--- begin ---
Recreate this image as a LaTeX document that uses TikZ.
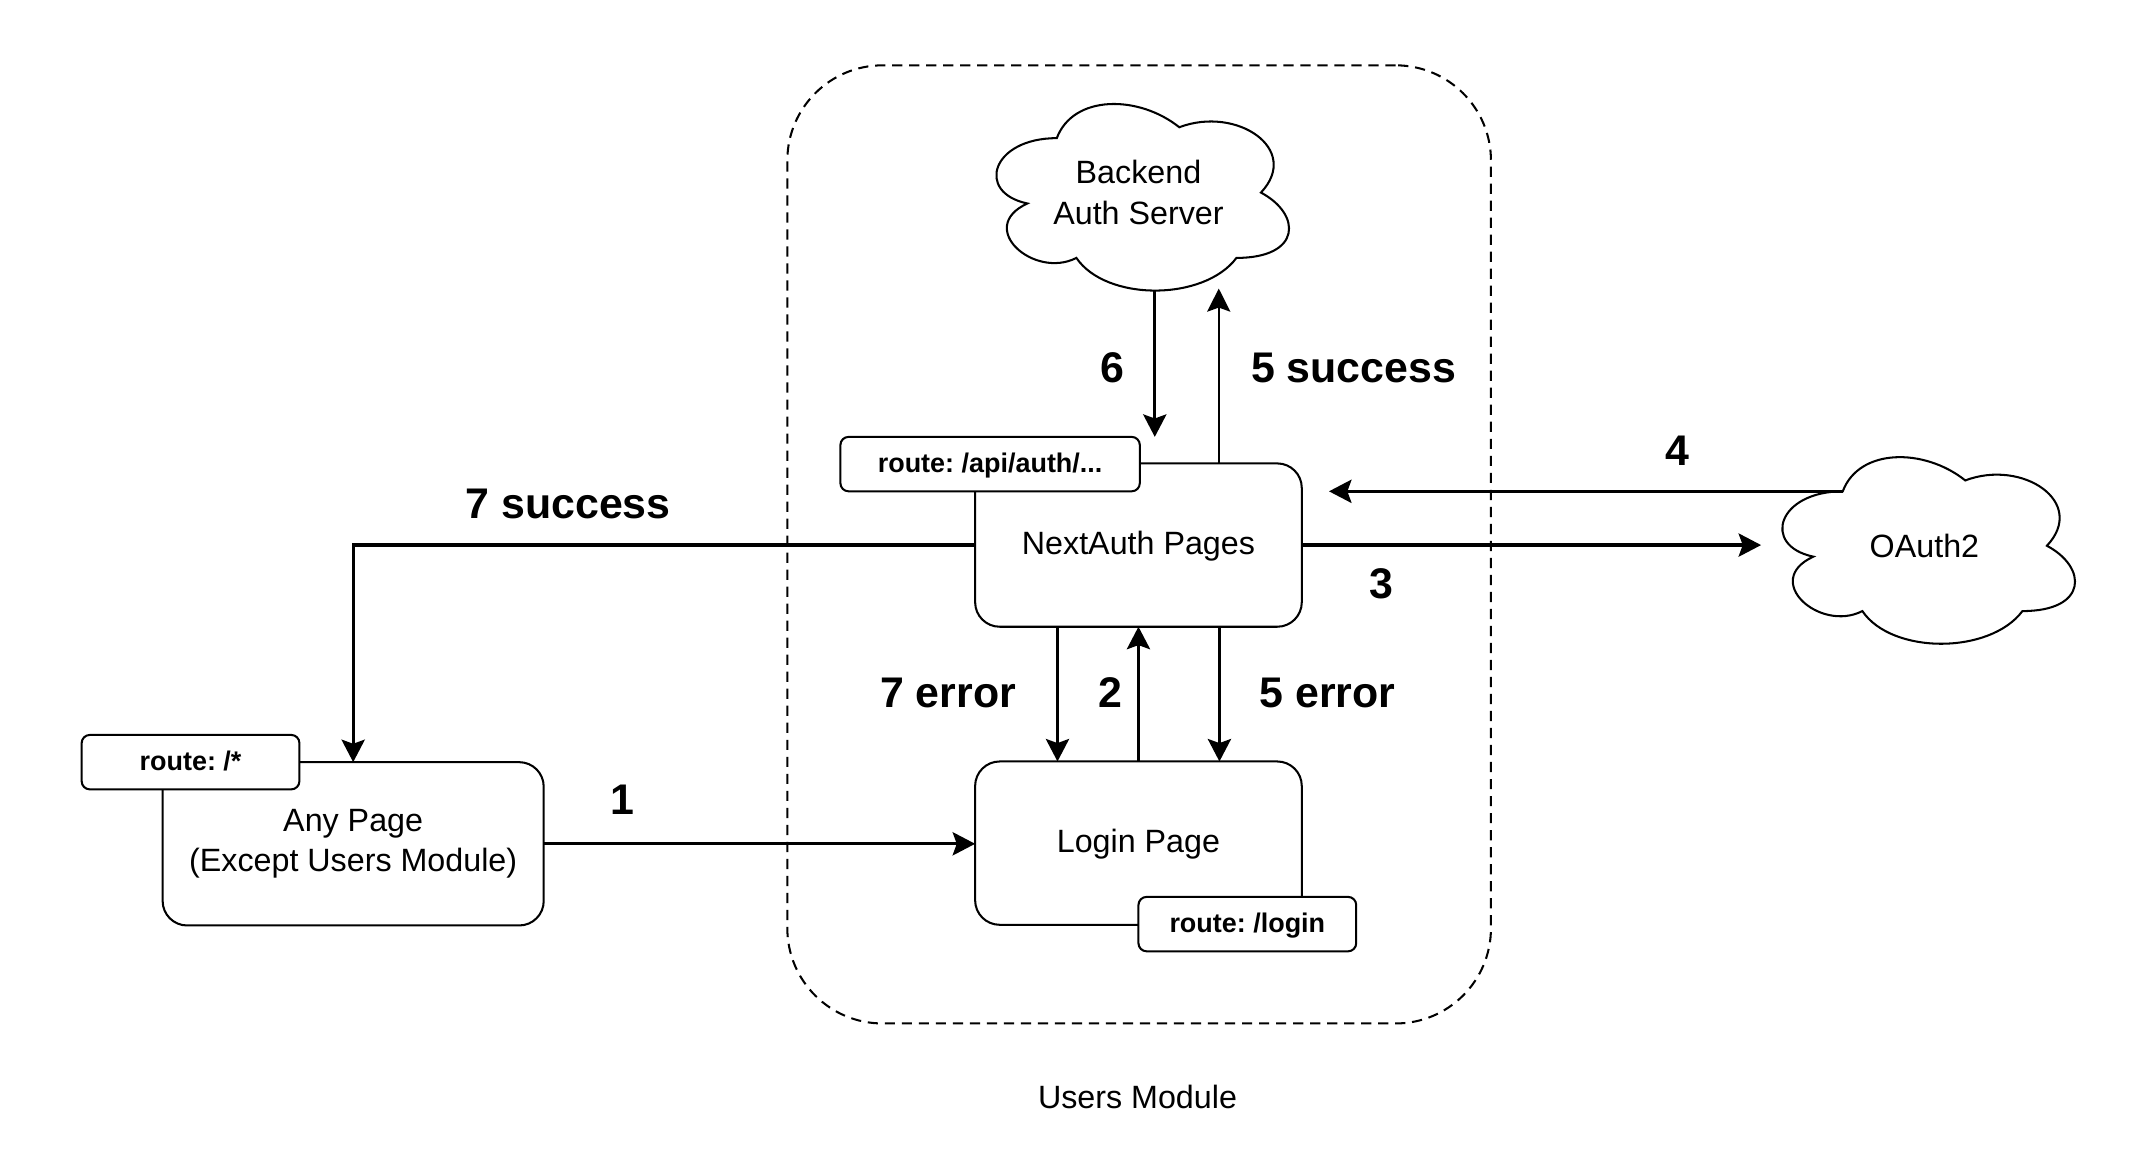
\documentclass[tikz,border=0pt]{standalone}
\usepackage{fontspec}
\setmainfont{Liberation Sans}
\usetikzlibrary{arrows.meta,calc}
\frenchspacing
\newcommand\drawcloudshape[1]{%
  \begin{scope}[shift={(#1.north west)}, x=240pt, y=-160pt]
    \draw[cloudline] (0.25,0.25) .. controls (0.05,0.25) and (0,0.5) .. (0.16,0.55)
      .. controls (0,0.66) and (0.18,0.9) .. (0.31,0.8)
      .. controls (0.4,1) and (0.7,1) .. (0.8,0.8)
      .. controls (1,0.8) and (1,0.6) .. (0.875,0.5)
      .. controls (1,0.3) and (0.8,0.1) .. (0.625,0.2)
      .. controls (0.5,0.05) and (0.3,0.05) .. (0.25,0.25) -- cycle;
  \end{scope}}
\begin{document}
\begin{tikzpicture}[x=1pt,y=-1pt,
  reg/.style={font=\frenchspacing\fontsize{23.7}{29.7}\selectfont},
  lbl/.style={font=\bfseries\fontsize{31.5}{36}\selectfont, anchor=base, inner sep=0pt},
  pagebox/.style={draw, line width=1.5pt, rounded corners=18pt, fill=white, align=center, reg, inner sep=0pt, outer sep=0pt},
  oneline/.style={text height=17pt, text depth=3.2pt},
  routebox/.style={draw, line width=1.5pt, rounded corners=6pt, fill=white, font=\frenchspacing\bfseries\fontsize{19.8}{24}\selectfont, minimum height=40pt, text height=14pt, text depth=2pt, inner sep=0pt, outer sep=0pt},
  cloudnode/.style={minimum width=240pt, minimum height=160pt, inner sep=0pt, outer sep=0pt, align=center, reg},
  cloudline/.style={line width=1.5pt},
  arr/.style={line width=2.4pt, -{Stealth[length=16.5pt,width=17pt,inset=3pt]}},
  thinarr/.style={line width=1.5pt, -{Stealth[length=17pt,width=17pt,inset=3pt]}},
  groupbox/.style={draw, line width=1.5pt, dash pattern=on 7.5pt off 5pt, rounded corners=70pt, inner sep=0pt, outer sep=0pt}
]
\useasboundingbox (0,0) rectangle (1568,849);
\fill[white] (0,0) rectangle (1568,849);

% group container
\node[groupbox, minimum width=517pt, minimum height=704pt] (um) at (837,400) {};
\node[reg, anchor=base] (umlabel) at (835.8,814.6) {Users Module};

% clouds
\node[cloudnode] (bk) at (836.5,141.5) {Backend\\Auth Server};
\drawcloudshape{bk}
\node[cloudnode] (oa) at (1414,401) {OAuth2};
\drawcloudshape{oa}

\coordinate (bkb) at ($(bk.south)+(0,-9.5)$);
\coordinate (o4) at ($(oa.north west)+(60,40)$);

% pages
\node[pagebox, oneline, minimum width=240pt, minimum height=120pt] (na) at (836.5,400.5) {NextAuth Pages};
\node[pagebox, oneline, minimum width=240pt, minimum height=120pt] (lp) at (836.5,619.5) {Login Page};
\node[pagebox, minimum width=280pt, minimum height=120pt] (ap) at (259.5,620) {Any Page\\(Except Users Module)};

\node[routebox, minimum width=220pt] (apiL) at (727.5,341) {route: /api/auth/...};
\node[routebox, minimum width=160pt] (loginL) at (916.5,679) {route: /login};
\node[routebox, minimum width=160pt] (anyL) at (140,560) {route: /*};

\coordinate (e4) at ($(na.east)+(20,0)$);

% connectors
\draw[arr] ($(bk.south)+(12,-7.5)$) coordinate (s6) -- (s6 |- apiL.north);
\draw[thinarr] ($(na.north)+(59,0)$) coordinate (s5) -- (s5 |- bkb);
\draw[arr] (o4) -- (o4 -| e4);
\draw[arr] (na.east) -- (na.east -| oa.west);
\draw[arr] (na.west) -| (ap.north);
\draw[arr] (ap.east) -- (ap.east -| lp.west);
\draw[arr] ($(na.south)+(-59.5,0)$) -- ($(lp.north)+(-59.5,0)$);
\draw[arr] (lp.north) -- (na.south);
\draw[arr] ($(na.south)+(59.5,0)$) -- ($(lp.north)+(59.5,0)$);

% labels
\node[lbl] (l7s) at (417.5,380.8) {7 success};
\node[lbl] (l6) at (817,281.4) {6};
\node[lbl] (l5s) at (994.6,281.4) {5 success};
\node[lbl] (l4) at (1232.5,341.7) {4};
\node[lbl] (l3) at (1014.7,440) {3};
\node[lbl] (l7e) at (696.6,519.7) {7 error};
\node[lbl] (l2) at (816,519.6) {2};
\node[lbl] (l5e) at (975.3,519.5) {5 error};
\node[lbl] (l1) at (457,598.8) {1};
\end{tikzpicture}
\end{document}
--- end ---
Quote each line of the listing exactly, but leave the pictures out.

Recreate this image as a LaTeX document that uses TikZ.
\documentclass[tikz,border=0pt]{standalone}
\usepackage{fontspec}
\setmainfont{Liberation Sans}
\usetikzlibrary{arrows.meta,calc}
\frenchspacing
\newcommand\drawcloudshape[1]{%
  \begin{scope}[shift={(#1.north west)}, x=240pt, y=-160pt]
    \draw[cloudline] (0.25,0.25) .. controls (0.05,0.25) and (0,0.5) .. (0.16,0.55)
      .. controls (0,0.66) and (0.18,0.9) .. (0.31,0.8)
      .. controls (0.4,1) and (0.7,1) .. (0.8,0.8)
      .. controls (1,0.8) and (1,0.6) .. (0.875,0.5)
      .. controls (1,0.3) and (0.8,0.1) .. (0.625,0.2)
      .. controls (0.5,0.05) and (0.3,0.05) .. (0.25,0.25) -- cycle;
  \end{scope}}
\begin{document}
\begin{tikzpicture}[x=1pt,y=-1pt,
  reg/.style={font=\frenchspacing\fontsize{23.7}{29.7}\selectfont},
  lbl/.style={font=\bfseries\fontsize{31.5}{36}\selectfont, anchor=base, inner sep=0pt},
  pagebox/.style={draw, line width=1.5pt, rounded corners=18pt, fill=white, align=center, reg, inner sep=0pt, outer sep=0pt},
  oneline/.style={text height=17pt, text depth=3.2pt},
  routebox/.style={draw, line width=1.5pt, rounded corners=6pt, fill=white, font=\frenchspacing\bfseries\fontsize{19.8}{24}\selectfont, minimum height=40pt, text height=14pt, text depth=2pt, inner sep=0pt, outer sep=0pt},
  cloudnode/.style={minimum width=240pt, minimum height=160pt, inner sep=0pt, outer sep=0pt, align=center, reg},
  cloudline/.style={line width=1.5pt},
  arr/.style={line width=2.4pt, -{Stealth[length=16.5pt,width=17pt,inset=3pt]}},
  thinarr/.style={line width=1.5pt, -{Stealth[length=17pt,width=17pt,inset=3pt]}},
  groupbox/.style={draw, line width=1.5pt, dash pattern=on 7.5pt off 5pt, rounded corners=70pt, inner sep=0pt, outer sep=0pt}
]
\useasboundingbox (0,0) rectangle (1568,849);
\fill[white] (0,0) rectangle (1568,849);

% group container
\node[groupbox, minimum width=517pt, minimum height=704pt] (um) at (837,400) {};
\node[reg, anchor=base] (umlabel) at (835.8,814.6) {Users Module};

% clouds
\node[cloudnode] (bk) at (836.5,141.5) {Backend\\Auth Server};
\drawcloudshape{bk}
\node[cloudnode] (oa) at (1414,401) {OAuth2};
\drawcloudshape{oa}

\coordinate (bkb) at ($(bk.south)+(0,-9.5)$);
\coordinate (o4) at ($(oa.north west)+(60,40)$);

% pages
\node[pagebox, oneline, minimum width=240pt, minimum height=120pt] (na) at (836.5,400.5) {NextAuth Pages};
\node[pagebox, oneline, minimum width=240pt, minimum height=120pt] (lp) at (836.5,619.5) {Login Page};
\node[pagebox, minimum width=280pt, minimum height=120pt] (ap) at (259.5,620) {Any Page\\(Except Users Module)};

\node[routebox, minimum width=220pt] (apiL) at (727.5,341) {route: /api/auth/...};
\node[routebox, minimum width=160pt] (loginL) at (916.5,679) {route: /login};
\node[routebox, minimum width=160pt] (anyL) at (140,560) {route: /*};

\coordinate (e4) at ($(na.east)+(20,0)$);

% connectors
\draw[arr] ($(bk.south)+(12,-7.5)$) coordinate (s6) -- (s6 |- apiL.north);
\draw[thinarr] ($(na.north)+(59,0)$) coordinate (s5) -- (s5 |- bkb);
\draw[arr] (o4) -- (o4 -| e4);
\draw[arr] (na.east) -- (na.east -| oa.west);
\draw[arr] (na.west) -| (ap.north);
\draw[arr] (ap.east) -- (ap.east -| lp.west);
\draw[arr] ($(na.south)+(-59.5,0)$) -- ($(lp.north)+(-59.5,0)$);
\draw[arr] (lp.north) -- (na.south);
\draw[arr] ($(na.south)+(59.5,0)$) -- ($(lp.north)+(59.5,0)$);

% labels
\node[lbl] (l7s) at (417.5,380.8) {7 success};
\node[lbl] (l6) at (817,281.4) {6};
\node[lbl] (l5s) at (994.6,281.4) {5 success};
\node[lbl] (l4) at (1232.5,341.7) {4};
\node[lbl] (l3) at (1014.7,440) {3};
\node[lbl] (l7e) at (696.6,519.7) {7 error};
\node[lbl] (l2) at (816,519.6) {2};
\node[lbl] (l5e) at (975.3,519.5) {5 error};
\node[lbl] (l1) at (457,598.8) {1};
\end{tikzpicture}
\end{document}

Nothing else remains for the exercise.